The last one is ignoring your specific oven. Oven thermostats lie, and many home ovens run twenty to thirty degrees off their dial. An inexpensive oven thermometer tells you the truth, and once you know your oven runs hot or cool you can adjust. Rotate your tray halfway through baking too, because most ovens have hot spots that brown one side faster than the other. These are not glamorous fixes, but they are the difference between cookies that come out the same every time and cookies that are a gamble.

Storage, Freezing, and Make-Ahead

Baked vegan chocolate chip cookies keep at room temperature in an airtight container for about four days, though they are best the first two. To keep them soft, drop a small piece of bread in the container; the cookies pull moisture from it and stay tender. For longer storage, freeze baked cookies for up to three months and thaw at room temperature, or warm them for a few seconds in the microwave to wake up the chocolate.

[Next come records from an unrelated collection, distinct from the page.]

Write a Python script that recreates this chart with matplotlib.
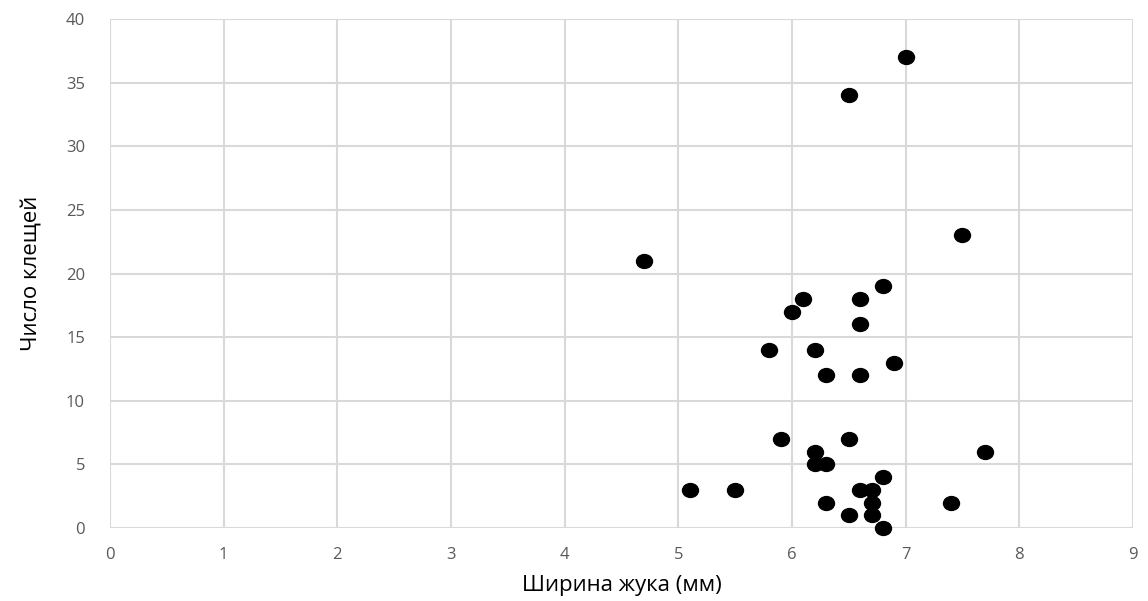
import matplotlib
matplotlib.use("Agg")
import matplotlib.pyplot as plt
from matplotlib.path import Path
from matplotlib.transforms import Affine2D

# Данные: ширина жука (мм) и число клещей
width_mm = [7.0, 6.5, 7.5, 4.7, 6.8, 6.1, 6.6, 6.0, 6.6, 5.8, 6.2, 6.9, 6.3, 6.6,
            5.9, 6.5, 6.2, 7.7, 6.2, 6.3, 6.8, 5.1, 5.5, 6.6, 6.7, 6.3, 6.7, 7.4,
            6.5, 6.7, 6.8]
mites = [37, 34, 23, 21, 19, 18, 18, 17, 16, 14, 14, 13, 12, 12,
         7, 7, 6, 6, 5, 5, 4, 3, 3, 3, 3, 2, 2, 2,
         1, 1, 0]

x_ticks = list(range(0, 10))
y_ticks = list(range(0, 45, 5))

plt.rcParams['font.family'] = ['Open Sans', 'DejaVu Sans']

# слегка вытянутый по горизонтали маркер, как в Excel
ellipse = Path.unit_circle().transformed(Affine2D().scale(1.15, 1.0))

fig = plt.figure(figsize=(11.48, 6.01), dpi=100)
ax = fig.add_axes([110 / 1148, 1 - 528 / 601, (1133 - 110) / 1148, (528 - 19) / 601])

ax.plot(width_mm, mites, linestyle='none', marker=ellipse, color='black',
        markersize=11.5, zorder=3, clip_on=False)

ax.set_xlim(0, 9)
ax.set_ylim(0, 40)
ax.set_xticks(x_ticks)
ax.set_yticks(y_ticks)
ax.grid(True, color='#d9d9d9', linewidth=1.5)
ax.set_axisbelow(True)
for s in ax.spines.values():
    s.set_visible(False)
ax.tick_params(length=0, labelsize=12, colors='#595959')
ax.tick_params(axis='y', pad=18)
ax.tick_params(axis='x', pad=14)

ax.set_xlabel('Ширина жука (мм)', fontsize=16, color='black', labelpad=8)
ax.set_ylabel('Число клещей', fontsize=16, color='black', labelpad=17)

fig.savefig('out.png', dpi=100)
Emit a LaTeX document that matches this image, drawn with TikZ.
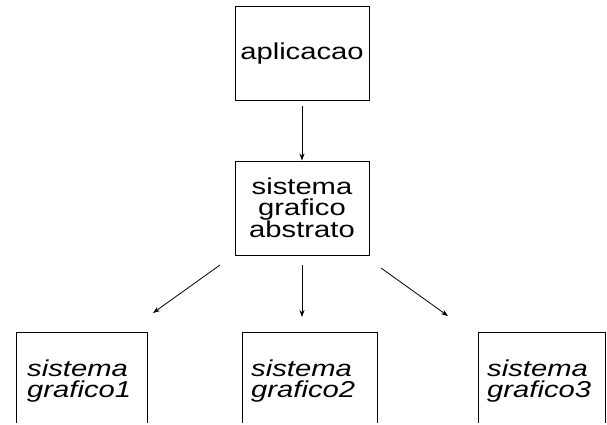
\documentclass[tikz,border=0pt]{standalone}
\usepackage{fontspec}
\setmainfont{Liberation Sans}[FakeStretch=1.27]
\usetikzlibrary{arrows.meta}
\begin{document}
\begin{tikzpicture}[x=1pt,y=-1pt,
  lbl/.style={font=\fontsize{23}{21}\selectfont, inner sep=0pt},
  box/.style={draw, line width=0.9pt, minimum width=134pt, minimum height=94pt, inner sep=0pt, align=center, lbl},
  openbox/.style={minimum height=90pt, inner sep=0pt},
  edge/.style={line width=0.9pt},
  arr/.style={line width=0.8pt, -{Stealth[length=7pt,width=5pt]}},
  itlbl/.style={lbl, align=left, anchor=west, font=\fontsize{23}{21}\selectfont\itshape}]
\useasboundingbox (0,0) rectangle (607,425);

\node[box] (top) at (302,53.5) {\raisebox{-2.5pt}{aplicacao}};
\node[box] (mid) at (302,208) {sistema\\grafico\\abstrato};

\node[openbox, minimum width=130pt] (b1) at (82,378) {};
\node[openbox, minimum width=134pt] (b2) at (310,378) {};
\node[openbox, minimum width=126pt] (b3) at (542,378) {};

\draw[edge] (b1.south west) -- (b1.north west) -- (b1.north east) -- (b1.south east);
\draw[edge] (b2.south west) -- (b2.north west) -- (b2.north east) -- (b2.south east);
\draw[edge] (b3.south west) -- (b3.north west) -- (b3.north east) -- (b3.south east);

\node[itlbl] (t1) at (27,381) {sistema\\grafico1};
\node[itlbl] (t2) at (251,381) {sistema\\grafico2};
\node[itlbl] (t3) at (487,381) {sistema\\grafico3};

\draw[arr, shorten <=5pt] (top) -- (mid);

\coordinate (s1) at (220,265);
\coordinate (e1) at (153,313);
\coordinate (s2) at (302,265);
\coordinate (e2) at (302,317);
\coordinate (s3) at (381,268);
\coordinate (e3) at (448,316);
\draw[arr] (s1) -- (e1);
\draw[arr] (s2) -- (e2);
\draw[arr] (s3) -- (e3);
\end{tikzpicture}
\end{document}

The smarter move is freezing the dough. Scoop the dough into balls, freeze them solid on a tray, then bag them. You can bake straight from frozen, adding a minute or two to the time, which means fresh warm cookies whenever you want without making a full batch. This is also where chilled dough flavor pays off, because frozen dough balls keep developing that deeper, more complex taste. For broader plant-based cooking beyond dessert, my vegan breakfast recipes share the same egg-swap logic you just learned here.

Frequently Asked Questions

Why do my vegan chocolate chip cookies spread too much?

Spread comes from fat melting before the cookie sets. The usual causes are soft tub-style vegan butter instead of firm sticks, dough that was not chilled, or too much white sugar. Use cold firm butter sticks, chill the dough at least an hour, shift the ratio toward brown sugar, and add a tablespoon or two of flour if the dough still looks slack.

What is the best egg substitute for chewy vegan cookies?

A flax egg or a commercial egg replacer powder gives the chewiest, most reliable result. Mix one tablespoon of ground flax with three tablespoons of water and let it gel for ten minutes before adding it. Applesauce makes softer, cakier cookies, and aquafaba gives thin crisp ones, so match the swap to the texture you want.

Are chocolate chips vegan?

Some are and many are not. Standard milk chocolate chips contain milk solids and are not vegan. Plenty of dark chocolate chips are dairy-free, but you must read the label for milk, milkfat, whey, and casein. Look for chips listing only cacao, sugar, cocoa butter, and an emulsifier, and aim for 55 to 70 percent cacao for the best cookie flavor.

Do I have to chill vegan cookie dough?

You do not have to, but it makes a real difference. Vegan fats often melt faster than dairy butter, so chilling firms the dough and controls spread. It also hydrates the flour and deepens flavor. An hour is the minimum, overnight is better, and freezing scooped dough balls for twenty minutes is a fast shortcut when you are short on time.